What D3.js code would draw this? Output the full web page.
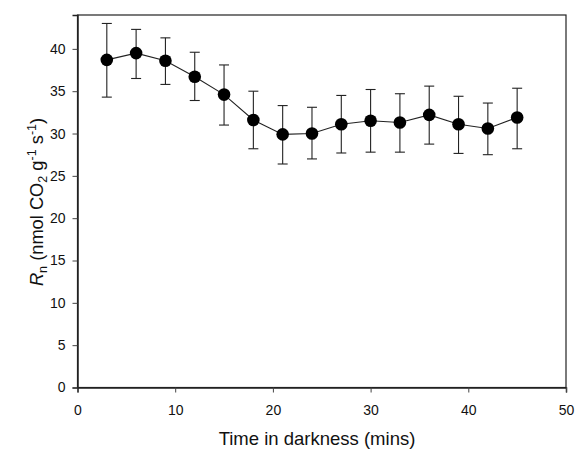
<!DOCTYPE html>
<html>
<head>
<meta charset="utf-8">
<script src="https://cdn.jsdelivr.net/npm/d3@7"></script>
<style>
  body { margin: 0; background: #fff; }
  svg text { font-family: "Liberation Sans", Arial, sans-serif; fill: #111; }
</style>
</head>
<body>
<div class="chart"></div>
<script>
const times = [3, 6, 9, 12, 15, 18, 21, 24, 27, 30, 33, 36, 39, 42, 45];
const rates = [38.7, 39.5, 38.6, 36.7, 34.6, 31.6, 29.9, 30.0, 31.1, 31.5, 31.3, 32.2, 31.1, 30.6, 31.9];
const errHigh = [43.0, 42.3, 41.3, 39.6, 38.1, 35.0, 33.3, 33.1, 34.5, 35.2, 34.7, 35.6, 34.4, 33.6, 35.35];
const errLow = [34.3, 36.5, 35.8, 33.9, 31.0, 28.2, 26.4, 27.0, 27.7, 27.8, 27.8, 28.75, 27.65, 27.5, 28.2];
const xTicks = [0, 10, 20, 30, 40, 50];
const yTicks = [0, 5, 10, 15, 20, 25, 30, 35, 40];

const width = 575, height = 449;
const margin = { top: 15, right: 9, bottom: 61.5, left: 77.5 };

const svg = d3.select(".chart")
  .append("svg")
  .attr("width", width)
  .attr("height", height);

const x = d3.scaleLinear()
  .domain([0, 50])
  .range([margin.left, width - margin.right]);

const y = d3.scaleLinear()
  .domain([0, 44])
  .range([height - margin.bottom, margin.top]);

const data = times.map((t, i) => ({ t: t, v: rates[i], hi: errHigh[i], lo: errLow[i] }));

// frame
svg.append("rect")
  .attr("x", x(0))
  .attr("y", y(44))
  .attr("width", x(50) - x(0))
  .attr("height", y(0) - y(44))
  .attr("fill", "none")
  .attr("stroke", "#222")
  .attr("stroke-width", 1.2);

// axes
svg.append("g")
  .attr("transform", "translate(0," + y(0) + ")")
  .call(d3.axisBottom(x).tickValues(xTicks).tickSize(5).tickPadding(13))
  .call(g => g.select(".domain").attr("stroke", "#222").attr("stroke-width", 1.5))
  .call(g => g.selectAll("line").attr("stroke", "#444"))
  .call(g => g.selectAll("text").attr("font-size", 14));

svg.append("g")
  .attr("transform", "translate(" + x(0) + ",0)")
  .call(d3.axisLeft(y).tickValues(yTicks).tickSize(5).tickPadding(7))
  .call(g => g.select(".domain").attr("stroke", "#222").attr("stroke-width", 1.5))
  .call(g => g.selectAll("line").attr("stroke", "#444"))
  .call(g => g.selectAll("text").attr("font-size", 14));

// axis titles
svg.append("text")
  .attr("x", 317)
  .attr("y", 445)
  .attr("text-anchor", "middle")
  .attr("font-size", 18.5)
  .text("Time in darkness (mins)");

const ylab = svg.append("text")
  .attr("transform", "translate(43,202) rotate(-90)")
  .attr("text-anchor", "middle")
  .attr("font-size", 18.3);
ylab.append("tspan").attr("font-style", "italic").text("R");
ylab.append("tspan").attr("font-size", 12.5).attr("dy", 4).text("n");
ylab.append("tspan").attr("dy", -4).text(" (nmol CO");
ylab.append("tspan").attr("font-size", 12.5).attr("dy", 4).text("2");
ylab.append("tspan").attr("dy", -4).text(" g");
ylab.append("tspan").attr("font-size", 12.5).attr("dy", -7).text("-1");
ylab.append("tspan").attr("dy", 7).text(" s");
ylab.append("tspan").attr("font-size", 12.5).attr("dy", -7).text("-1");
ylab.append("tspan").attr("dy", 7).text(")");

// error bars
const capW = 5;
const bars = svg.append("g").attr("stroke", "#222").attr("stroke-width", 1.1);
bars.selectAll(".err")
  .data(data)
  .enter()
  .append("line")
  .attr("x1", d => x(d.t)).attr("x2", d => x(d.t))
  .attr("y1", d => y(d.lo)).attr("y2", d => y(d.hi));
bars.selectAll(".capHi")
  .data(data)
  .enter()
  .append("line")
  .attr("x1", d => x(d.t) - capW).attr("x2", d => x(d.t) + capW)
  .attr("y1", d => y(d.hi)).attr("y2", d => y(d.hi));
bars.selectAll(".capLo")
  .data(data)
  .enter()
  .append("line")
  .attr("x1", d => x(d.t) - capW).attr("x2", d => x(d.t) + capW)
  .attr("y1", d => y(d.lo)).attr("y2", d => y(d.lo));

// connecting line
svg.append("path")
  .datum(data)
  .attr("fill", "none")
  .attr("stroke", "#222")
  .attr("stroke-width", 1.1)
  .attr("d", d3.line().x(d => x(d.t)).y(d => y(d.v)));

// points
svg.selectAll("circle")
  .data(data)
  .enter()
  .append("circle")
  .attr("cx", d => x(d.t))
  .attr("cy", d => y(d.v))
  .attr("r", 6.3)
  .attr("fill", "#000");
</script>
</body>
</html>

* * * * * * *

__Aim__
Reproduce the material above exactly, first line through the line that contains "61.5, left: 77.5", minus the pictures.

__Right answer__
What D3.js code would draw this? Output the full web page.
<!DOCTYPE html>
<html>
<head>
<meta charset="utf-8">
<script src="https://cdn.jsdelivr.net/npm/d3@7"></script>
<style>
  body { margin: 0; background: #fff; }
  svg text { font-family: "Liberation Sans", Arial, sans-serif; fill: #111; }
</style>
</head>
<body>
<div class="chart"></div>
<script>
const times = [3, 6, 9, 12, 15, 18, 21, 24, 27, 30, 33, 36, 39, 42, 45];
const rates = [38.7, 39.5, 38.6, 36.7, 34.6, 31.6, 29.9, 30.0, 31.1, 31.5, 31.3, 32.2, 31.1, 30.6, 31.9];
const errHigh = [43.0, 42.3, 41.3, 39.6, 38.1, 35.0, 33.3, 33.1, 34.5, 35.2, 34.7, 35.6, 34.4, 33.6, 35.35];
const errLow = [34.3, 36.5, 35.8, 33.9, 31.0, 28.2, 26.4, 27.0, 27.7, 27.8, 27.8, 28.75, 27.65, 27.5, 28.2];
const xTicks = [0, 10, 20, 30, 40, 50];
const yTicks = [0, 5, 10, 15, 20, 25, 30, 35, 40];

const width = 575, height = 449;
const margin = { top: 15, right: 9, bottom: 61.5, left: 77.5 };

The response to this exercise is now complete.